▶ [Written problem]: Write the data below out exactly as it stands. Do not include the pictures.

▶ [Recorded data]:
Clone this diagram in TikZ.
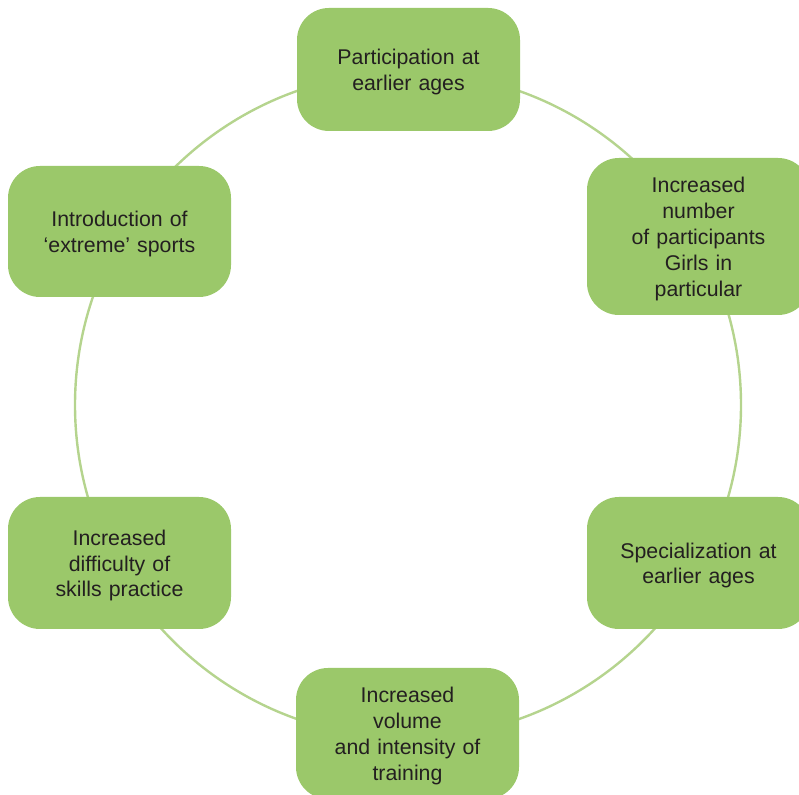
\documentclass[tikz,border=0pt]{standalone}
\usepackage{fontspec}
\setmainfont{Liberation Sans}
\definecolor{boxgreen}{HTML}{9BC86A}
\definecolor{ringgreen}{HTML}{B5D48E}
\definecolor{txt}{HTML}{231F20}
\begin{document}
\begin{tikzpicture}[x=1pt,y=1pt,
  stage/.style={rectangle, rounded corners=32pt, fill=boxgreen, draw=none,
    minimum width=223pt, text width=210pt, align=center, text=txt,
    font=\fontsize{21.3}{25.8}\selectfont, inner sep=0pt,
    execute at begin node={\rule{0pt}{20.5pt}}},
  ring/.style={draw=ringgreen, line width=2.4pt}]
\useasboundingbox (0,0) rectangle (799,794);
\coordinate (c) at (408,389);
\draw[ring] (c) circle[radius=333];
\node[stage, minimum height=123pt] (top) at (408.5,724.5) {Participation at\\earlier ages};
\node[stage, minimum height=157pt] (ru) at (698.5,557.5) {Increased\\number\\of participants\\Girls in\\particular};
\node[stage, minimum height=132pt] (rl) at (698.5,231) {Specialization at\\earlier ages};
\node[stage, minimum height=131pt] (bot) at (407.5,60.5) {Increased\\volume\\and intensity of\\training};
\node[stage, minimum height=132pt] (ll) at (119.5,231) {Increased\\difficulty of\\skills practice};
\node[stage, minimum height=131pt] (lu) at (119.5,562.5) {Introduction of\\‘extreme’ sports};
\end{tikzpicture}
\end{document}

▶ [Result of the task]:
Clone this diagram in TikZ.
\documentclass[tikz,border=0pt]{standalone}
\usepackage{fontspec}
\setmainfont{Liberation Sans}
\definecolor{boxgreen}{HTML}{9BC86A}
\definecolor{ringgreen}{HTML}{B5D48E}
\definecolor{txt}{HTML}{231F20}
\begin{document}
\begin{tikzpicture}[x=1pt,y=1pt,
  stage/.style={rectangle, rounded corners=32pt, fill=boxgreen, draw=none,
    minimum width=223pt, text width=210pt, align=center, text=txt,
    font=\fontsize{21.3}{25.8}\selectfont, inner sep=0pt,
    execute at begin node={\rule{0pt}{20.5pt}}},
  ring/.style={draw=ringgreen, line width=2.4pt}]
\useasboundingbox (0,0) rectangle (799,794);
\coordinate (c) at (408,389);
\draw[ring] (c) circle[radius=333];
\node[stage, minimum height=123pt] (top) at (408.5,724.5) {Participation at\\earlier ages};
\node[stage, minimum height=157pt] (ru) at (698.5,557.5) {Increased\\number\\of participants\\Girls in\\particular};
\node[stage, minimum height=132pt] (rl) at (698.5,231) {Specialization at\\earlier ages};
\node[stage, minimum height=131pt] (bot) at (407.5,60.5) {Increased\\volume\\and intensity of\\training};
\node[stage, minimum height=132pt] (ll) at (119.5,231) {Increased\\difficulty of\\skills practice};
\node[stage, minimum height=131pt] (lu) at (119.5,562.5) {Introduction of\\‘extreme’ sports};
\end{tikzpicture}
\end{document}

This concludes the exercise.